━━━━━ Given material

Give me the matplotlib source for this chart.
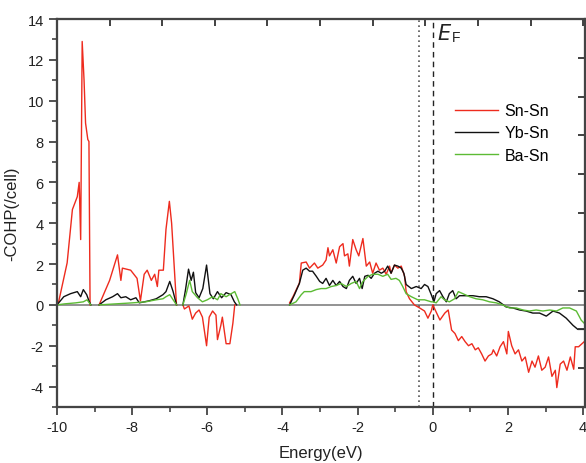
import numpy as np
import matplotlib
matplotlib.use("Agg")
import matplotlib.pyplot as plt

plt.rcParams['font.family'] = ['Liberation Sans', 'DejaVu Sans']

nan = np.nan
# Sn-Sn
sn_e = [-10, -9.95, -9.73, -9.59, -9.46, -9.41, -9.37, -9.33, -9.28, -9.24, -9.18, -9.15, -9.12, nan,
        -8.88, -8.6, -8.39, -8.3, -8.26, -8.04, -7.87, -7.78, -7.68, -7.6, -7.49, -7.4, -7.33, -7.29, -7.17, -7.1, -7.01, -6.95, -6.82, nan,
        -6.65, -6.61, -6.49, -6.4, -6.31, -6.22, -6.13, -6.02, -5.95, -5.86, -5.77, -5.73, -5.64, -5.6, -5.5, -5.4, -5.32, -5.27, nan,
        -3.81, -3.72, -3.55, -3.5, -3.37, -3.28, -3.15, -3.06, -2.93, -2.84, -2.79, -2.75, -2.66, -2.57, -2.48, -2.39,
        -2.35, -2.26, -2.22, -2.13, -2.04, -1.97, -1.86, -1.77, -1.68, -1.6, -1.51, -1.42, -1.33, -1.24, -1.15, -1.11,
        -1.02, -0.93, -0.84, -0.75, -0.71, -0.62, -0.49, -0.35, -0.22, -0.13, -0.04, 0.0,
        0.19, 0.32, 0.41, 0.5, 0.59, 0.68, 0.77, 0.86, 0.95, 1.04, 1.13, 1.21, 1.3, 1.39, 1.48, 1.57, 1.61, 1.7, 1.79,
        1.88, 1.97, 2.01, 2.1, 2.19, 2.28, 2.37, 2.46, 2.55, 2.64, 2.72, 2.81, 2.9, 2.99, 3.08, 3.17, 3.26, 3.3, 3.39,
        3.48, 3.57, 3.66, 3.75, 3.79, 3.88, 3.97, 4.03]
sn_v = [0, 0.2, 2.06, 4.67, 5.3, 6.0, 3.2, 12.9, 11.0, 8.9, 8.1, 8.0, 0, nan,
        0, 1.2, 2.45, 1.2, 1.8, 1.7, 1.3, 0.2, 1.5, 1.7, 1.2, 1.5, 0.9, 1.7, 1.7, 3.7, 5.07, 4.0, 0, nan,
        0, -0.2, -0.05, -0.7, -0.4, -0.25, -0.6, -2.0, -0.6, -0.3, -0.5, -1.7, -1.0, -0.6, -1.9, -1.9, -0.9, 0, nan,
        0.1, 0.4, 1.07, 2.05, 2.1, 1.8, 2.05, 1.8, 1.95, 2.2, 2.8, 2.4, 2.7, 2.05, 2.85, 3.0,
        2.4, 2.5, 1.9, 3.2, 2.7, 2.4, 3.25, 1.9, 2.1, 1.55, 2.05, 1.7, 1.8, 1.5, 1.9, 1.55,
        1.95, 1.8, 1.9, 1.4, 0.65, 0.3, 0.0, -0.15, -0.3, -0.65, -0.3, 0.0,
        -0.74, -0.4, -0.25, -1.23, -1.4, -1.75, -1.55, -1.8, -2.0, -1.9, -2.2, -2.1, -2.4, -2.75, -2.5, -2.4, -2.2, -2.5, -2.05,
        -1.8, -2.4, -1.3, -2.0, -2.4, -2.2, -2.75, -2.55, -3.3, -2.75, -3.05, -2.5, -3.2, -3.05, -2.55, -3.5, -3.2, -4.05, -2.9,
        -2.75, -3.2, -2.55, -3.15, -2.05, -2.05, -1.9, -1.8]

# Yb-Sn
yb_e = [-10, -9.82, -9.64, -9.46, -9.37, -9.3, -9.21, -9.15, -9.1, nan,
        -8.88, -8.7, -8.52, -8.39, -8.3, -8.17, -8.04, -7.9, -7.81, -7.68, -7.55, -7.36, -7.18, -7.1, -7.0, -6.91, -6.82, nan,
        -6.65, -6.58, -6.5, -6.43, -6.37, -6.31, -6.22, -6.12, -6.02, -5.93, -5.84, -5.73, -5.62, -5.5, -5.37, -5.28, -5.22, nan,
        -3.81, -3.68, -3.55, -3.46, -3.37, -3.28, -3.2, -3.1, -3.01, -2.93, -2.84, -2.75, -2.66, -2.57, -2.48, -2.39,
        -2.3, -2.22, -2.13, -2.04, -1.95, -1.88, -1.81, -1.72, -1.64, -1.55, -1.46, -1.37, -1.28, -1.2, -1.11, -1.02,
        -0.93, -0.84, -0.77, -0.71, -0.57, -0.44, -0.31, -0.22, -0.13, -0.04, 0.03,
        0.09, 0.18, 0.27, 0.36, 0.44, 0.53, 0.62, 0.71, 0.89, 1.07, 1.24, 1.42, 1.6, 1.77, 1.95, 2.13, 2.31, 2.48,
        2.66, 2.84, 3.02, 3.2, 3.37, 3.55, 3.73, 3.86, 4.03]
yb_v = [0, 0.4, 0.55, 0.65, 0.4, 0.75, 0.5, 0.2, 0, nan,
        0, 0.25, 0.4, 0.55, 0.35, 0.4, 0.25, 0.35, 0.1, 0.15, 0.2, 0.3, 0.5, 0.65, 1.15, 0.65, 0, nan,
        0, 0.75, 1.75, 1.2, 1.6, 0.6, 0.35, 0.8, 1.95, 0.55, 0.3, 0.65, 0.35, 0.6, 0.5, 0.15, 0, nan,
        0, 0.5, 1.05, 1.7, 1.8, 1.65, 1.65, 1.4, 1.15, 1.05, 1.3, 0.95, 1.2, 0.95, 1.15, 0.9,
        0.8, 1.2, 1.4, 1.05, 1.3, 0.8, 1.4, 1.45, 1.3, 1.55, 1.65, 1.55, 1.65, 1.9, 1.55, 1.95,
        1.9, 1.8, 1.55, 1.0, 0.8, 0.9, 0.8, 1.0, 0.9, 0.5, 0.15,
        0.55, 0.7, 0.4, 0.15, 0.55, 0.7, 0.3, 0.45, 0.45, 0.45, 0.4, 0.4, 0.3, 0.15, -0.1, -0.15, -0.25, -0.3,
        -0.4, -0.4, -0.55, -0.3, -0.4, -0.65, -1.0, -1.2, -1.2]

# Ba-Sn
ba_e = [-10, -9.8, -9.5, -9.3, -9.2, -9.1, nan,
        -8.88, -8.44, -7.99, -7.64, -7.36, -7.18, -7.1, -7.0, -6.91, -6.82, nan,
        -6.65, -6.56, -6.47, -6.4, -6.26, -6.13, -6.0, -5.86, -5.73, -5.64, -5.5, -5.41, -5.27, -5.19, -5.13, nan,
        -3.81, -3.64, -3.5, -3.42, -3.24, -3.1, -2.97, -2.84, -2.7, -2.57, -2.44, -2.3, -2.17, -2.04, -1.95, -1.86,
        -1.72, -1.6, -1.46, -1.33, -1.2, -1.11, -0.98, -0.89, -0.8, -0.71, -0.57, -0.4, -0.22, -0.04, 0.0,
        0.09, 0.22, 0.31, 0.44, 0.58, 0.68, 0.8, 0.98, 1.15, 1.33, 1.51, 1.69, 1.86, 2.04, 2.22, 2.4, 2.57,
        2.75, 2.93, 3.11, 3.29, 3.46, 3.64, 3.82, 3.95, 4.03]
ba_v = [0, 0.05, 0.1, 0.15, 0.25, 0, nan,
        0, 0.05, 0.1, 0.15, 0.25, 0.3, 0.4, 0.5, 0.25, 0, nan,
        0, 0.55, 1.2, 0.65, 0.35, 0.15, 0.25, 0.4, 0.25, 0.55, 0.4, 0.5, 0.65, 0.3, 0, nan,
        0, 0.15, 0.5, 0.65, 0.65, 0.75, 0.8, 0.8, 0.9, 0.95, 1.05, 0.9, 1.05, 1.15, 0.8, 1.15,
        1.4, 1.5, 1.5, 1.4, 1.5, 1.25, 1.3, 1.2, 0.9, 0.55, 0.4, 0.25, 0.25, 0.15, 0.15,
        0.1, 0.4, 0.25, 0.15, 0.3, 0.65, 0.55, 0.4, 0.3, 0.25, 0.15, 0.1, 0.0, -0.15, -0.15, -0.25, -0.3,
        -0.25, -0.3, -0.25, -0.3, -0.15, -0.15, -0.3, -0.75, -0.9]

labels = ['Sn-Sn', 'Yb-Sn', 'Ba-Sn']
colors = ['#ee2b1e', '#111111', '#5cbb34']
fermi_shift = -0.38
xticks = [-10, -8, -6, -4, -2, 0, 2, 4]
yticks = [-4, -2, 0, 2, 4, 6, 8, 10, 12, 14]

fig = plt.figure(figsize=(5.86, 4.64), dpi=100)
ax = fig.add_axes([57/586, 56/464, 528/586, 388/464])

ax.axhline(0, color='#808080', lw=1.2, zorder=1)
ax.axvline(fermi_shift, color='#555555', lw=1.2, ls=(0, (1, 2)), zorder=1)
ax.axvline(0, color='#222222', lw=1.0, ls=(0, (4, 3)), zorder=1)

for e, v, c, lab in zip([sn_e, yb_e, ba_e], [sn_v, yb_v, ba_v], colors, labels):
    ax.plot(e, v, color=c, lw=1.0, label=lab, zorder=2)

ax.set_xlim(-10, 4.05)
ax.set_ylim(-5, 14)
ax.set_xticks(xticks)
ax.set_xticks(np.arange(-9, 4, 2), minor=True)
ax.set_yticks(yticks)
ax.set_yticks(np.arange(-5, 14, 1), minor=True)
ax.set_xticklabels([str(t) for t in xticks])
ax.set_yticklabels([str(t) for t in yticks])
ax.tick_params(axis='both', which='major', direction='out', length=6, width=1.3,
               color='#444444', labelsize=10.5, labelcolor='#222222')
ax.tick_params(axis='both', which='minor', direction='out', length=3.5, width=1.2, color='#444444')
for s in ax.spines.values():
    s.set_color('#444444')
    s.set_linewidth(1.5)

axt = ax.twiny()
axt.set_xlim(ax.get_xlim())
axt.set_xticks(np.arange(-10, 4.01, 1.4))
axt.tick_params(axis='x', direction='in', length=5, width=1.3, color='#333333', labeltop=False)
axr = ax.twinx()
axr.set_ylim(ax.get_ylim())
axr.set_yticks(np.arange(-5, 14.01, 1.9))
axr.tick_params(axis='y', direction='in', length=5, width=1.3, color='#333333', labelright=False)
for a in (axt, axr):
    for s in a.spines.values():
        s.set_color('#444444')
        s.set_linewidth(1.5)

ax.set_xlabel('Energy(eV)', fontsize=12, color='#222222', labelpad=8)
ax.set_ylabel('-COHP(/cell)', fontsize=12, color='#222222', labelpad=6)

ax.text(0.1, 13.3, '$E$', fontsize=15, color='#222222', va='center', ha='left')
ax.text(0.52, 13.1, 'F', fontsize=10, color='#222222', va='center', ha='left')

leg = ax.legend(loc='upper left', bbox_to_anchor=(0.727, 0.82), frameon=False,
                fontsize=11.5, handlelength=2.7, handletextpad=0.4, labelspacing=0.45)

fig.savefig('out.png', dpi=100)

━━━━━━━━━━

What is needed
Give again, word for word, every line from the top of the data above to the line holding "plt.rcParams['font.family'] = ['Liberation", inclusive, with the pictures left out.

Full answer
Give me the matplotlib source for this chart.
import numpy as np
import matplotlib
matplotlib.use("Agg")
import matplotlib.pyplot as plt

plt.rcParams['font.family'] = ['Liberation Sans', 'DejaVu Sans']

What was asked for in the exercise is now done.